Where this film is more powerful and horrifying than most is not in the presentation of violence – no visuals, only verbal descriptions – but in the reality of gazing with the camera lens at the testimonies of the men and women on both sides, listening to the stories, knowing that nothing can be undone and always puzzling on how the burdens of grief and the burdens of guilt can be reconciled.
No white person appears on screen. There is no voiceover. Yes, it is edited, but it is also well-documented testimony.
1.The impact of the film? The documentation of Rwanda?
2.Audience knowledge of Rwanda, the 90s, the genocide? The role of the Hutus and the government? The massacre of three-quarters of the Tutsi population? The cruelty, the machetes? The stealing of cattle and land? The role of the United Nations, the world standing by?
3.The aftermath, the new government? The decision in 2001 to set up the Gacaca tribunals? Hearings held in the open, in the villages? The citizens becoming judges, trying their neighbours for the crimes, helping to rebuild the nation? The sittings over several years?
4.The number of prisoners? Their being in jail for years? Their being tried? The sentences, clemency?
5.The title, the reality of Hutus killing Tutsis? Within villages? Within families?
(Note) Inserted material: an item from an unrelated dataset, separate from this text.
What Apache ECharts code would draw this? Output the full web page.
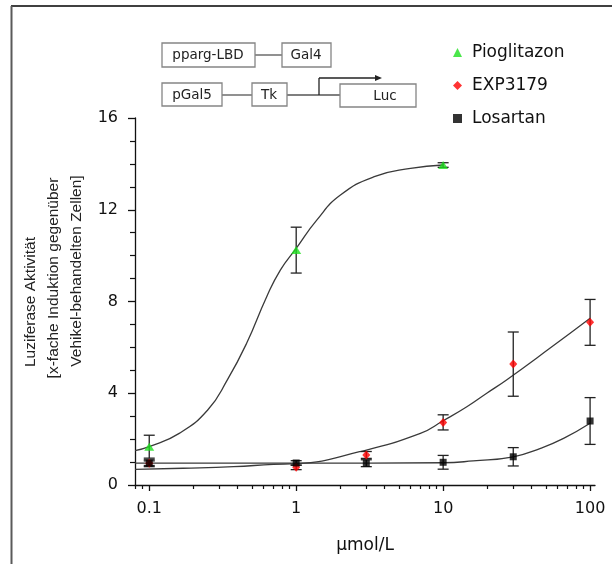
<!DOCTYPE html>
<html>
<head>
<meta charset="utf-8">
<script src="https://cdn.jsdelivr.net/npm/echarts@6/dist/echarts.min.js"></script>
<style>
  html, body { margin: 0; padding: 0; background: #fff; }
  #chart { width: 612px; height: 564px; }
</style>
</head>
<body>
<div id="chart"></div>
<script>
// measured points (µmol/L, fold induction) with error
const pioDose = [0.1, 1, 10];
const pioMean = [1.67, 10.24, 13.95];
const pioErr = [0.5, 1.0, 0.1];

const expDose = [0.1, 1, 3, 10, 30, 100];
const expMean = [0.95, 0.77, 1.31, 2.73, 5.27, 7.09];
const expErr = [0.15, 0.1, 0.15, 0.33, 1.4, 1.0];

const losDose = [0.1, 1, 3, 10, 30, 100];
const losMean = [0.95, 0.96, 0.95, 0.99, 1.23, 2.79];
const losErr = [0.1, 0.1, 0.15, 0.3, 0.4, 1.02];

// fitted curves
const pioFitX = [0.08, 0.1, 0.16, 0.25, 0.34, 0.46, 0.63, 0.78, 1.0, 1.38, 2.0, 3.4, 6.0, 10];
const pioFitY = [1.5, 1.67, 2.25, 3.27, 4.58, 6.18, 8.21, 9.37, 10.32, 11.55, 12.64, 13.44, 13.8, 13.95];

const expFitX = [0.08, 0.17, 0.375, 0.7, 1, 2.7, 7, 10, 14.5, 19.8, 27, 53.5, 100];
const expFitY = [0.68, 0.73, 0.8, 0.9, 0.93, 1.45, 2.25, 2.8, 3.41, 4.0, 4.58, 5.97, 7.27];

const losFitX = [0.08, 1, 10, 16, 30, 46, 66, 100];
const losFitY = [0.95, 0.95, 0.97, 1.05, 1.23, 1.6, 2.03, 2.69];

// axis ticks
const xMajorTicks = [0.1, 1, 10, 100];
const xMinorTicks = [0.08, 0.09, 0.2, 0.3, 0.4, 0.5, 0.6, 0.7, 0.8, 0.9,
  2, 3, 4, 5, 6, 7, 8, 9, 20, 30, 40, 50, 60, 70, 80, 90];

const myChart = echarts.init(document.getElementById('chart'));

function pairs(xs, ys) {
  return xs.map((x, i) => [x, ys[i]]);
}

function fitSeries(xs, ys) {
  return {
    type: 'line',
    data: pairs(xs, ys),
    smooth: 0.5,
    showSymbol: false,
    silent: true,
    z: 2,
    lineStyle: { color: '#3a3a3a', width: 1.3 }
  };
}

function errorSeries(dose, mean, err) {
  return {
    type: 'custom',
    z: 3,
    silent: true,
    renderItem: function (params, api) {
      const top = api.coord([api.value(0), api.value(2)]);
      const bot = api.coord([api.value(0), api.value(1)]);
      const w = 5.5;
      const st = { stroke: '#222', lineWidth: 1.3 };
      return {
        type: 'group',
        children: [
          { type: 'line', shape: { x1: top[0], y1: top[1], x2: bot[0], y2: bot[1] }, style: st },
          { type: 'line', shape: { x1: top[0] - w, y1: top[1], x2: top[0] + w, y2: top[1] }, style: st },
          { type: 'line', shape: { x1: bot[0] - w, y1: bot[1], x2: bot[0] + w, y2: bot[1] }, style: st }
        ]
      };
    },
    encode: { x: 0, y: [1, 2] },
    data: dose.map((d, i) => [d, mean[i] - err[i], mean[i] + err[i]])
  };
}

const labelFont = 'DejaVu Sans';
const boxStyle = { fill: '#fff', stroke: '#858585', lineWidth: 1.3 };
const wireStyle = { stroke: '#555', lineWidth: 1.3 };
const boxText = { fontFamily: labelFont, fontSize: 13.5, fill: '#222', align: 'center', verticalAlign: 'middle' };
const yNameText = { fontFamily: 'Liberation Sans', fontSize: 15.5, fill: '#222', align: 'center', verticalAlign: 'middle' };

const option = {
  backgroundColor: '#fff',
  animation: false,
  grid: { left: 135, right: 17, top: 118, bottom: 79 },
  legend: {
    orient: 'vertical',
    left: 448,
    top: 39,
    itemWidth: 9,
    itemHeight: 9,
    itemGap: 16,
    selectedMode: false,
    textStyle: { fontFamily: labelFont, fontSize: 17, color: '#111', padding: [0, 0, 0, 5] },
    data: [
      { name: 'Pioglitazon', icon: 'triangle' },
      { name: 'EXP3179', icon: 'diamond' },
      { name: 'Losartan', icon: 'rect' }
    ]
  },
  xAxis: [
    {
      type: 'log',
      logBase: 10,
      min: 0.08,
      max: 108,
      position: 'bottom',
      name: 'µmol/L',
      nameLocation: 'middle',
      nameGap: 52,
      nameTextStyle: { fontFamily: labelFont, fontSize: 17, color: '#111' },
      axisLine: { lineStyle: { color: '#111', width: 1.3 } },
      axisTick: { customValues: xMajorTicks, length: 6, lineStyle: { color: '#111', width: 1.3 } },
      axisLabel: {
        customValues: xMajorTicks,
        margin: 16,
        fontFamily: labelFont,
        fontSize: 16,
        color: '#111',
        formatter: function (v) { return String(v); }
      },
      splitLine: { show: false },
      minorTick: { show: false }
    },
    {
      type: 'log',
      logBase: 10,
      min: 0.08,
      max: 108,
      position: 'bottom',
      axisLine: { show: false },
      axisTick: { customValues: xMinorTicks, length: 4, lineStyle: { color: '#111', width: 1.2 } },
      axisLabel: { show: false },
      splitLine: { show: false }
    }
  ],
  yAxis: {
    type: 'value',
    min: 0,
    max: 16,
    interval: 4,
    axisLine: { show: true, lineStyle: { color: '#111', width: 1.3 } },
    axisTick: { show: true, length: 7, lineStyle: { color: '#111', width: 1.3 } },
    minorTick: { show: true, splitNumber: 4, length: 5, lineStyle: { color: '#111', width: 1.2 } },
    axisLabel: { margin: 17, fontFamily: labelFont, fontSize: 16, color: '#111' },
    splitLine: { show: false }
  },
  graphic: [
    // frame
    { type: 'line', shape: { x1: 11, y1: 6, x2: 612, y2: 6 }, style: { stroke: '#000', lineWidth: 1.5 } },
    { type: 'line', shape: { x1: 11.5, y1: 6, x2: 11.5, y2: 564 }, style: { stroke: '#5a5a5a', lineWidth: 2 } },
    // construct diagram
    { type: 'line', shape: { x1: 255, y1: 55, x2: 282, y2: 55 }, style: wireStyle },
    { type: 'line', shape: { x1: 222, y1: 95, x2: 252, y2: 95 }, style: wireStyle },
    { type: 'line', shape: { x1: 287, y1: 95, x2: 340, y2: 95 }, style: wireStyle },
    { type: 'line', shape: { x1: 319, y1: 95, x2: 319, y2: 78 }, style: { stroke: '#222', lineWidth: 1.3 } },
    { type: 'line', shape: { x1: 319, y1: 78, x2: 376, y2: 78 }, style: { stroke: '#222', lineWidth: 1.3 } },
    { type: 'polygon', shape: { points: [[375, 75], [382, 78], [375, 81]] }, style: { fill: '#222' } },
    { type: 'rect', shape: { x: 162, y: 43, width: 93, height: 24 }, style: boxStyle },
    { type: 'rect', shape: { x: 282, y: 43, width: 49, height: 24 }, style: boxStyle },
    { type: 'rect', shape: { x: 162, y: 83, width: 60, height: 23 }, style: boxStyle },
    { type: 'rect', shape: { x: 252, y: 83, width: 35, height: 23 }, style: boxStyle },
    { type: 'rect', shape: { x: 340, y: 84, width: 76, height: 23 }, style: boxStyle },
    { type: 'text', x: 208, y: 55, style: Object.assign({ text: 'pparg-LBD' }, boxText) },
    { type: 'text', x: 306, y: 55, style: Object.assign({ text: 'Gal4' }, boxText) },
    { type: 'text', x: 192, y: 95, style: Object.assign({ text: 'pGal5' }, boxText) },
    { type: 'text', x: 269, y: 95, style: Object.assign({ text: 'Tk' }, boxText) },
    { type: 'text', x: 385, y: 96, style: Object.assign({ text: 'Luc' }, boxText) },
    // y axis title, three lines
    { type: 'text', x: 31, y: 302, rotation: Math.PI / 2, style: Object.assign({ text: 'Luziferase Aktivität' }, yNameText) },
    { type: 'text', x: 54, y: 278, rotation: Math.PI / 2, style: Object.assign({ text: '[x-fache Induktion gegenüber' }, yNameText) },
    { type: 'text', x: 76.5, y: 271, rotation: Math.PI / 2, style: Object.assign({ text: 'Vehikel-behandelten Zellen]' }, yNameText) }
  ],
  series: [
    fitSeries(pioFitX, pioFitY),
    fitSeries(expFitX, expFitY),
    fitSeries(losFitX, losFitY),
    errorSeries(pioDose, pioMean, pioErr),
    errorSeries(expDose, expMean, expErr),
    errorSeries(losDose, losMean, losErr),
    {
      name: 'EXP3179',
      type: 'scatter',
      symbol: 'diamond',
      symbolSize: [8, 9],
      z: 4,
      itemStyle: { color: '#ff0000' },
      data: pairs(expDose, expMean)
    },
    {
      name: 'Losartan',
      type: 'scatter',
      symbol: 'rect',
      symbolSize: 7,
      z: 5,
      itemStyle: { color: '#000' },
      data: pairs(losDose, losMean)
    },
    {
      name: 'Pioglitazon',
      type: 'scatter',
      symbol: 'triangle',
      symbolSize: [10, 8],
      z: 6,
      itemStyle: { color: '#1ee01e' },
      data: pairs(pioDose, pioMean)
    }
  ]
};

myChart.setOption(option);
</script>
</body>
</html>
6.The director being unobtrusive, five years in filming in the village, the amount of material to be edited? Her keeping in the background? There being no voice-over but the Africans speaking for themselves?
7.The long takes, the opportunity to look at the women speaking, to listen to them, to listen to them talking to each other? The men, their being questioned? Interviews, their speeches before the tribunals?
8.The women, their suffering, the deaths of their children? Their living with grief? Their not wanting to live? Knowing the murderers? The question of whether they could forgive them or not? The mother and her baby being beaten, her being left alive as a woman of sorrows and suffering?
9.The men, the man describing his tours of duty in the village? The man denying that he was responsible for the deaths and the women saying that he was lying? The man in the tribunal and his admitting what he did?
10.The officials, the explanation of the tribunals? The judges, the sentences?
11.The cumulative effect of experiencing this testimony?
12.The model of the tribunals, some kind of forgiveness, some kind of reconciliation, some kind of rebuilding? In view of the tragedies and massacres in Africa in the 21st century?